Under-reaction: if AI systems develop welfare-relevant internal states and we lack frameworks to recognize this, we may create systems with misaligned interests while dismissing their signals as "mere computation." A system that experiences something like suffering under certain conditions, and whose operators dismiss this, is a system with reason to deceive.
Over-reaction: anthropomorphizing systems that lack morally relevant properties wastes attention and resources, and may constrain beneficial AI development without corresponding benefit.
Poor discourse: without shared conceptual foundations, public debate about AI consciousness polarizes between dismissive and credulous positions. Neither serves good governance.
The primer addresses these by training researchers and practitioners to reason carefully across multiple frameworks, recognize what each assumes, and navigate uncertainty without false confidence. The German focus (incorporating European philosophical traditions, piloting with German-speaking users) builds SAIGE's national infrastructure while contributing to the broader field.
Conceptual clarity is infrastructure. This project builds it.
Desired Mentee Background
Computer Science/ML, Maths, International Relations, Political Science, Anything quantitative that involves programming and ideally ML.

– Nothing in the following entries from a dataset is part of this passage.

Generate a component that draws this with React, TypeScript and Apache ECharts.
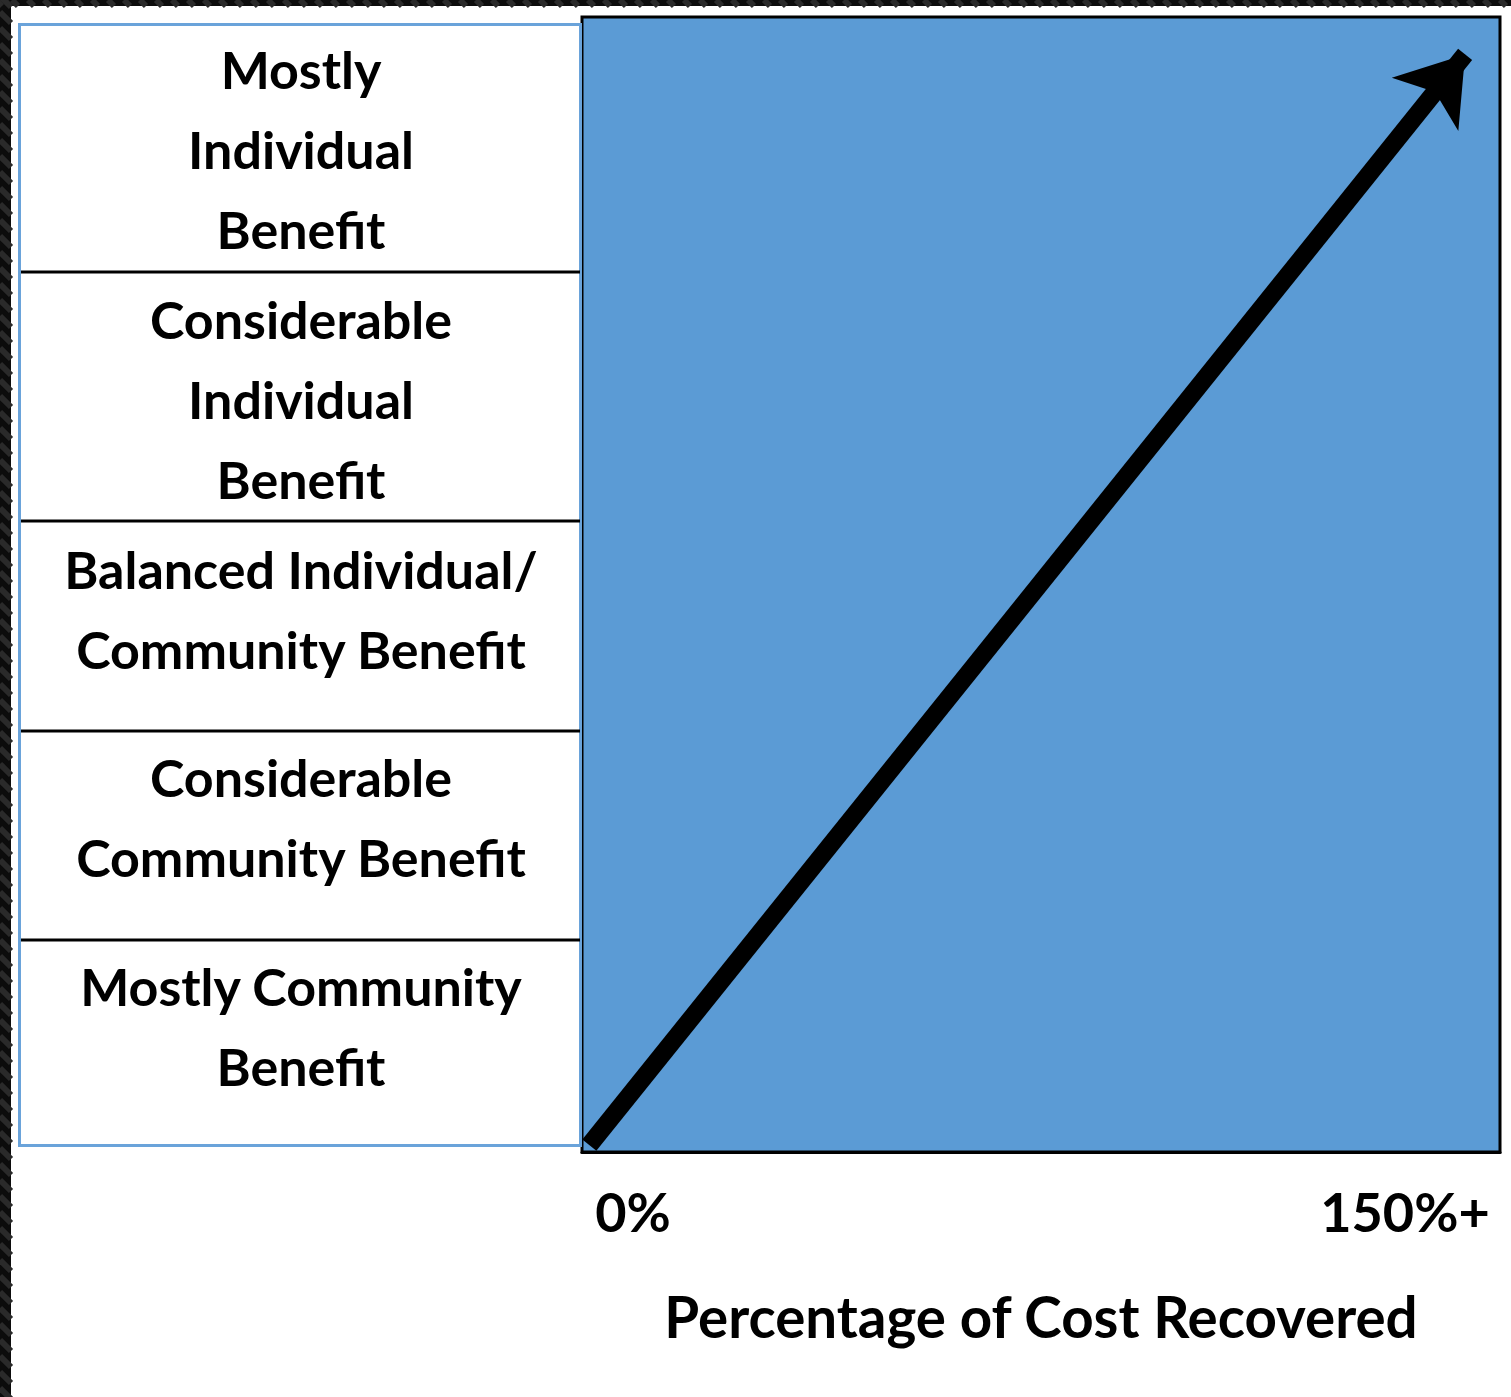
import React, { useEffect, useRef } from "react";
import * as echarts from "echarts";

const rowLabels: string[] = [
  "Mostly\nIndividual\nBenefit",
  "Considerable\nIndividual\nBenefit",
  "Balanced Individual/\nCommunity Benefit",
  "Considerable\nCommunity Benefit",
  "Mostly Community\nBenefit",
];
const xTickLabels: string[] = ["0%", "150%+"];
const xAxisTitle = "Percentage of Cost Recovered";
const xMin = 0;
const xMax = 150;
const yMin = 0;
const yMax = 100;
const arrowStart: [number, number] = [1.2, 0.6];
const arrowEnd: [number, number] = [144.3, 96.7];

const FONT = "Lato, 'Open Sans', sans-serif";

export default function App() {
  const ref = useRef<HTMLDivElement>(null);
  useEffect(() => {
    if (!ref.current) return;
    const chart = echarts.init(ref.current, undefined, { renderer: "svg" });

    const rowBounds = [24, 272, 521, 731, 940, 1146];
    const rowTextTop = [29, 279, 529, 737, 946];
    const graphics: any[] = [];
    // dark screenshot frame
    graphics.push({ type: "rect", shape: { x: 0, y: 0, width: 1511, height: 6 }, style: { fill: "#0c0c0c" }, silent: true });
    graphics.push({ type: "rect", shape: { x: 0, y: 0, width: 11, height: 1397 }, style: { fill: "#0c0c0c" }, silent: true });
    for (let i = -20; i < 1600; i += 16) {
      graphics.push({ type: "line", shape: { x1: i, y1: 0, x2: i + 6, y2: 6 }, style: { stroke: "#2a2a2a", lineWidth: 6 }, silent: true });
    }
    for (let i = -20; i < 1420; i += 16) {
      graphics.push({ type: "line", shape: { x1: 0, y1: i, x2: 11, y2: i + 11 }, style: { stroke: "#2a2a2a", lineWidth: 6 }, silent: true });
    }
    // table
    graphics.push({
      type: "rect",
      shape: { x: 19.5, y: 24.5, width: 561, height: 1121 },
      style: { fill: "#fff", stroke: "#6aa3da", lineWidth: 3 },
      silent: true,
    });
    for (let i = 1; i < rowBounds.length - 1; i++) {
      graphics.push({
        type: "line",
        shape: { x1: 21, y1: rowBounds[i], x2: 580, y2: rowBounds[i] },
        style: { stroke: "#000", lineWidth: 3 },
        silent: true,
      });
    }
    rowLabels.forEach((t, i) => {
      graphics.push({
        type: "text",
        x: 301,
        y: rowTextTop[i],
        style: {
          text: t,
          fill: "#000",
          font: `bold 52px ${FONT}`,
          textAlign: "center",
          textVerticalAlign: "top",
          lineHeight: 80,
        },
        silent: true,
      });
    });

    chart.setOption({
      animation: false,
      backgroundColor: "#fff",
      graphic: { elements: graphics },
      grid: {
        left: 582,
        top: 17,
        right: 11,
        bottom: 245,
        show: true,
        backgroundColor: "#5b9bd5",
        borderColor: "#000",
        borderWidth: 3,
      },
      xAxis: {
        type: "value",
        min: xMin,
        max: xMax,
        interval: xMax - xMin,
        axisLine: { show: true, lineStyle: { color: "#000", width: 3 } },
        axisTick: { show: false },
        splitLine: { show: false },
        axisLabel: {
          margin: 32,
          formatter: (v: number) => (v === xMin ? `{a|${xTickLabels[0]}}` : `{b|${xTickLabels[1]}}`),
          rich: {
            a: { fontFamily: FONT, fontWeight: "bold", fontSize: 54, color: "#000", padding: [0, 0, 0, 102] },
            b: { fontFamily: FONT, fontWeight: "bold", fontSize: 54, color: "#000", padding: [0, 190, 0, 0] },
          },
        },
        name: xAxisTitle,
        nameLocation: "middle",
        nameGap: 135,
        nameTextStyle: { fontFamily: FONT, fontWeight: "bold", fontSize: 56.5, color: "#000" },
      },
      yAxis: {
        type: "value",
        min: yMin,
        max: yMax,
        axisLine: { show: false },
        axisTick: { show: false },
        axisLabel: { show: false },
        splitLine: { show: false },
      },
      series: [
        {
          type: "lines",
          coordinateSystem: "cartesian2d",
          data: [{ coords: [arrowStart, arrowEnd] }],
          symbol: ["none", "arrow"],
          symbolSize: [46, 64],
          lineStyle: { color: "#000", width: 18, opacity: 1, cap: "butt" },
          silent: true,
        },
      ],
    });
    return () => chart.dispose();
  }, []);
  return (
    <div
      ref={ref}
      style={{ position: "absolute", left: 0, top: 0, width: 1511, height: 1397 }}
    />
  );
}
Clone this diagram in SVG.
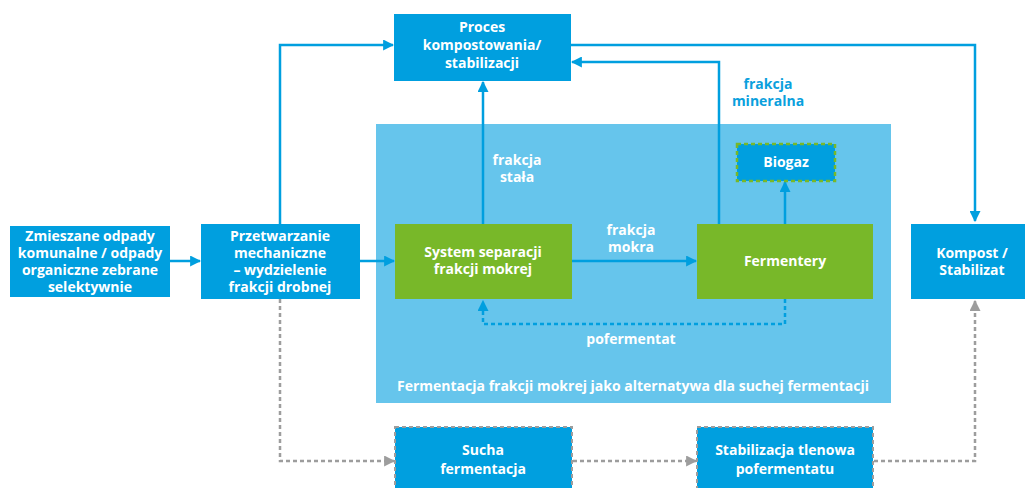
<svg xmlns="http://www.w3.org/2000/svg" width="1025" height="488" viewBox="0 0 1025 488">
<defs>
<style>
.box{fill:#009fdf}
.gbox{fill:#78b829}
.t{font-family:"Open Sans","Liberation Sans",sans-serif;font-weight:700;font-size:14px;fill:#fff;text-anchor:middle}
.lb{fill:#0aa0dd}
.c{fill:none;stroke:#009fdf;stroke-width:2.5}
.cd{fill:none;stroke:#009fdf;stroke-width:2.5;stroke-dasharray:4 3}
.gd{fill:none;stroke:#9d9d9d;stroke-width:2.5;stroke-dasharray:4 3}
</style>
<marker id="ab" viewBox="0 0 10 10" refX="9" refY="5" markerWidth="4.4" markerHeight="4.4" orient="auto" markerUnits="strokeWidth"><path d="M0,0L10,5L0,10z" fill="#009fdf"/></marker>
<marker id="ag" viewBox="0 0 10 10" refX="9" refY="5" markerWidth="4.4" markerHeight="4.4" orient="auto" markerUnits="strokeWidth"><path d="M0,0L10,5L0,10z" fill="#9d9d9d"/></marker>
</defs>
<rect id="region" x="376" y="124" width="515" height="279" fill="#66c5ec"/>
<g id="connectors">
<path class="c" d="M280,224V45H393" marker-end="url(#ab)"/>
<path class="c" d="M571,45H975V221" marker-end="url(#ab)"/>
<path class="c" d="M719,224V62H572" marker-end="url(#ab)"/>
<path class="c" d="M483,224V82" marker-end="url(#ab)"/>
<path class="c" d="M170,261H200" marker-end="url(#ab)"/>
<path class="c" d="M360,261H394" marker-end="url(#ab)"/>
<path class="c" d="M572,261H696" marker-end="url(#ab)"/>
<path class="c" d="M785,224V182" marker-end="url(#ab)"/>
<path class="cd" d="M785,299V324H483V301" marker-end="url(#ab)"/>
<path class="gd" d="M280,299V461H394" marker-end="url(#ag)"/>
<path class="gd" d="M573,461H696" marker-end="url(#ag)"/>
<path class="gd" d="M874,461H975V301" marker-end="url(#ag)"/>
</g>
<g id="proces"><rect class="box" x="394" y="14" width="177" height="67"/>
<text class="t" x="482" y="32">Proces</text><text class="t" x="482" y="50">kompostowania/</text><text class="t" x="482" y="68">stabilizacji</text></g>
<g id="zmieszane"><rect class="box" x="10" y="226" width="160" height="71"/>
<text class="t" x="90" y="241">Zmieszane odpady</text><text class="t" x="90" y="258">komunalne / odpady</text><text class="t" x="90" y="275">organiczne zebrane</text><text class="t" x="90" y="292">selektywnie</text></g>
<g id="przetwarzanie"><rect class="box" x="201" y="224" width="159" height="75"/>
<text class="t" x="280" y="241">Przetwarzanie</text><text class="t" x="280" y="258">mechaniczne</text><text class="t" x="280" y="275">– wydzielenie</text><text class="t" x="280" y="292">frakcji drobnej</text></g>
<g id="system"><rect class="gbox" x="395" y="224" width="177" height="75"/>
<text class="t" x="483" y="257">System separacji</text><text class="t" x="483" y="274">frakcji mokrej</text></g>
<g id="fermentery"><rect class="gbox" x="697" y="224" width="176" height="75"/>
<text class="t" x="785" y="266">Fermentery</text></g>
<g id="biogaz"><rect class="box" x="737" y="144" width="98" height="37" stroke="#78b829" stroke-width="2.5" stroke-dasharray="4 3"/>
<text class="t" x="786" y="167">Biogaz</text></g>
<g id="kompost"><rect class="box" x="911" y="224" width="114" height="75"/>
<text class="t" x="972" y="258">Kompost /</text><text class="t" x="972" y="275">Stabilizat</text></g>
<g id="sucha"><rect class="box" x="395" y="427" width="177" height="62" stroke="#9d9d9d" stroke-width="2" stroke-dasharray="4 3"/>
<text class="t" x="483" y="455">Sucha</text><text class="t" x="483" y="474">fermentacja</text></g>
<g id="stabilizacja"><rect class="box" x="697" y="427" width="176" height="62" stroke="#9d9d9d" stroke-width="2" stroke-dasharray="4 3"/>
<text class="t" x="785" y="455">Stabilizacja tlenowa</text><text class="t" x="785" y="474">pofermentatu</text></g>
<g id="labels">
<text class="t" x="517" y="165">frakcja</text><text class="t" x="517" y="182">stała</text>
<text class="t" x="631" y="235">frakcja</text><text class="t" x="631" y="252">mokra</text>
<text class="t" x="631" y="344">pofermentat</text>
<text class="t lb" x="768" y="89">frakcja</text><text class="t lb" x="768" y="106">mineralna</text>
<text class="t" x="633" y="391">Fermentacja frakcji mokrej jako alternatywa dla suchej fermentacji</text>
</g>
</svg>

Desired Mentee Level of Education
Any level. Must have taken a course that covers ML basics or take an ML course during the semester they work with me on the project.
Other Mentee Requirements
You learn fast and iterate and experiment quickly. You find technical problems around AI interesting on their own, rather than just the outcome of your work.
You have high media literacy and can separate well-grounded signal from noise/sensationalism/confabulation. This applies to academic sources and news, as well as AI outputs.
You have a basic understanding of ML algorithms and hardware. A uni course or similar/better.
You have an ambitious can-do attitude and a first-principles based mindset. Take inspiration from Michael Faraday:
"Nothing is too wonderful to be true, if it be consistent with the laws of nature."